En la primitiva Sevilla, aquella que si hablara contaría historias de amores, de pícaros ladrones y de poderosos nobles, se sitúa la calle San Esteban, custodiada por Pilato que desde su casa sin descanso vigila. Lo hace por el bien del barrio, que mantiene esa esencia de la época que dio a esta gran villa la magia que hasta nuestros días llega.

Pero también vigila a un hombre que de envidia le llena. Con ojo avizor desde el patio de su casa, atento a todo movimiento. Grande es tal envidia porque todo aquel que pasa se acerca a dejar un breve rezo o a encender una vela pidiendo su intervención magistral. Viene de largo esta relación, no es de tiempos modernos, porque los que antes salían de la ciudad por la puerta que unos metros más allá quedaba, también se detenían a pedirle por el bien de su viaje.

A pesar de tanta alabanza, de tanto cariño y cercanía que a esa ventana se acerca, hay un día en el que ese maldito de Pilato se regocija por lo que ve y oye. ¡Salve, Rey de los Judíos!
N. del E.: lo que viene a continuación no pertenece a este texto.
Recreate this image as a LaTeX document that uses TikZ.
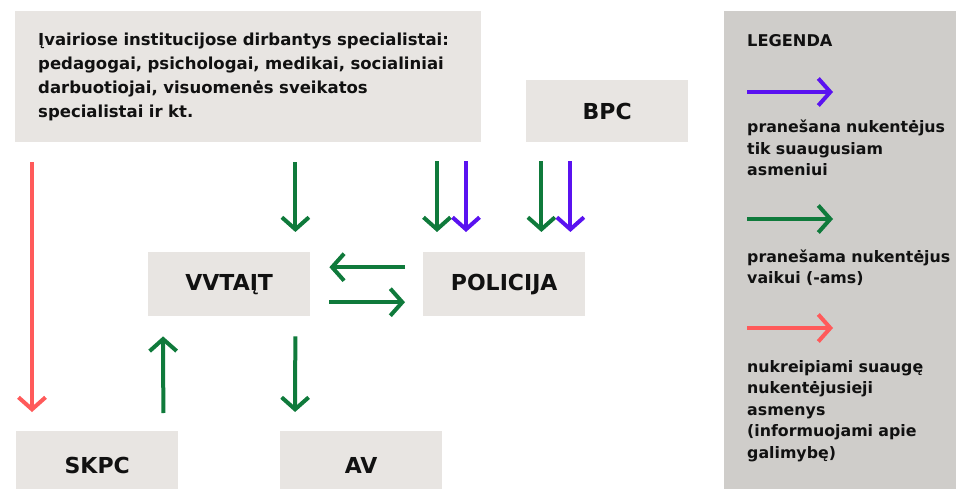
\documentclass[tikz,border=0pt]{standalone}
\usepackage{fontspec}
\setmainfont{DejaVu Sans}
\usetikzlibrary{arrows.meta}
\definecolor{boxgray}{HTML}{E8E5E2}
\definecolor{leggray}{HTML}{CFCDCA}
\definecolor{arrgreen}{HTML}{0F7A3B}
\definecolor{arrpurple}{HTML}{5A12F0}
\definecolor{arrred}{HTML}{FF5A5A}
\definecolor{txtblack}{HTML}{111111}

\tikzset{
    box/.style={fill=boxgray, inner sep=0pt, text=txtblack, font=\fontsize{22}{24}\selectfont\bfseries},
    flow/.style={line width=4pt, -{Straight Barb[length=12pt,width=27pt]}},
    gflow/.style={flow, draw=arrgreen},
    pflow/.style={flow, draw=arrpurple},
    rflow/.style={flow, draw=arrred},
    legtext/.style={anchor=base west, text width=205pt, align=left, inner sep=0pt, text=txtblack, font=\fontsize{15.8}{21.5}\selectfont\bfseries}
}

\begin{document}
\begin{tikzpicture}[x=1pt,y=-1pt]
            \useasboundingbox (0,0) rectangle (956,489);
            
            % Boxes
            \node[box, minimum width=466pt, minimum height=131pt, anchor=north west, text width=420pt, align=left,
                font=\fontsize{16.5}{24}\selectfont\bfseries] (spec) at (15,11) {%
                Įvairiose institucijose dirbantys specialistai:\\
                pedagogai, psichologai, medikai, socialiniai\\
                darbuotiojai, visuomenės sveikatos\\
                specialistai ir kt.};
            \node[box, minimum width=162pt, minimum height=62pt, anchor=north west] (bpc) at (526,80) {BPC};
            \node[box, minimum width=162pt, minimum height=64pt, anchor=north west] (vvt) at (148,252) {VVTAĮT};
            \node[box, minimum width=162pt, minimum height=64pt, anchor=north west] (pol) at (423,252) {POLICIJA};
            \node[box, minimum width=162pt, minimum height=68pt, anchor=north west] (skpc) at (16,431) {SKPC};
            \node[box, minimum width=162pt, minimum height=68pt, anchor=north west] (av) at (280,431) {AV};
            
            % Arrows from the top boxes
            \draw[rflow, shorten <=20pt, shorten >=19pt] ([xshift=16pt]skpc.north west |- spec.south) -- ([xshift=16pt]skpc.north west);
            \draw[gflow, shorten <=20pt, shorten >=20pt] ([xshift=-15pt]vvt.north east |- spec.south) -- ([xshift=-15pt]vvt.north east);
            \draw[gflow, shorten <=19pt, shorten >=20pt] ([xshift=14pt]pol.north west |- spec.south) -- ([xshift=14pt]pol.north west);
            \draw[pflow, shorten <=19pt, shorten >=20pt] ([xshift=43pt]pol.north west |- spec.south) -- ([xshift=43pt]pol.north west);
            \draw[gflow, shorten <=19pt, shorten >=20pt] ([xshift=-44pt]pol.north east |- bpc.south) -- ([xshift=-44pt]pol.north east);
            \draw[pflow, shorten <=19pt, shorten >=20pt] ([xshift=-15pt]pol.north east |- bpc.south) -- ([xshift=-15pt]pol.north east);
            
            % VVTAIT <-> POLICIJA
            \draw[gflow, shorten <=18pt, shorten >=19pt] ([yshift=17pt]pol.west) -- ([yshift=17pt]pol.west -| vvt.east);
            \draw[gflow, shorten <=19pt, shorten >=18pt] ([yshift=-18pt]vvt.east) -- ([yshift=-18pt]vvt.east -| pol.west);
            
            % Lower arrows
            \draw[gflow, shorten <=18pt, shorten >=20pt] ([xshift=-15pt]skpc.north east) -- ([xshift=15pt]vvt.south west);
            \draw[gflow, shorten <=20pt, shorten >=19pt] ([xshift=-15pt]vvt.south east) -- ([xshift=15pt]av.north west);
            
            % Legend
            \node[fill=leggray, minimum width=232pt, minimum height=478pt, anchor=north west, inner sep=0pt] (leg) at (724,11) {};
            \node[legtext, font=\fontsize{16.2}{20}\selectfont\bfseries] (legtitle) at (747,47) {LEGENDA};
            \coordinate (pa) at (747,92);
            \coordinate (pb) at (833,92);
            \draw[pflow] (pa) -- (pb);
            \node[legtext] (ptext) at (747,133) {pranešana nukentėjus\\tik suaugusiam\\asmeniui};
            \coordinate (ga) at (747,219);
            \coordinate (gb) at (833,219);
            \draw[gflow] (ga) -- (gb);
            \node[legtext] (gtext) at (747,262) {pranešama nukentėjus\\vaikui (-ams)};
            \coordinate (ra) at (747,328);
            \coordinate (rb) at (833,328);
            \draw[rflow] (ra) -- (rb);
            \node[legtext] (rtext) at (747,372) {nukreipiami suaugę\\nukentėjusieji\\asmenys\\(informuojami apie\\galimybę)};
        \end{tikzpicture}
\end{document}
Le gritan mofándose mientras una corona de espinas lleva en la sien y una clámide purpura cubre su torso. La tristeza se apodera de una pizca de la escena, porque de esa canastilla hacia abajo, todo es color, desde  el oro del paso  al blanco y azul de las túnicas.

Una isla en medio de un inmenso océano, porque son más las almas buenas que malas. Sólo aquel poderoso mandatario y los que al Señor van maltratando, se llenan de agrado con la escena. Porque Él, que en su infinita humildad va aguantando los reveses que le propinan, tiene fuerza para repartir Salud en ese día y velar desde su ventana por el buen viaje el resto del año.

Es en esa ventana de la vieja Sevilla, donde queda un resquicio de dos cosas vitales:  la humildad de ese Ecce Homo que tanto falta en nuestros días y  la esencia de nuestra urbe que con mucha pena se va diluyendo.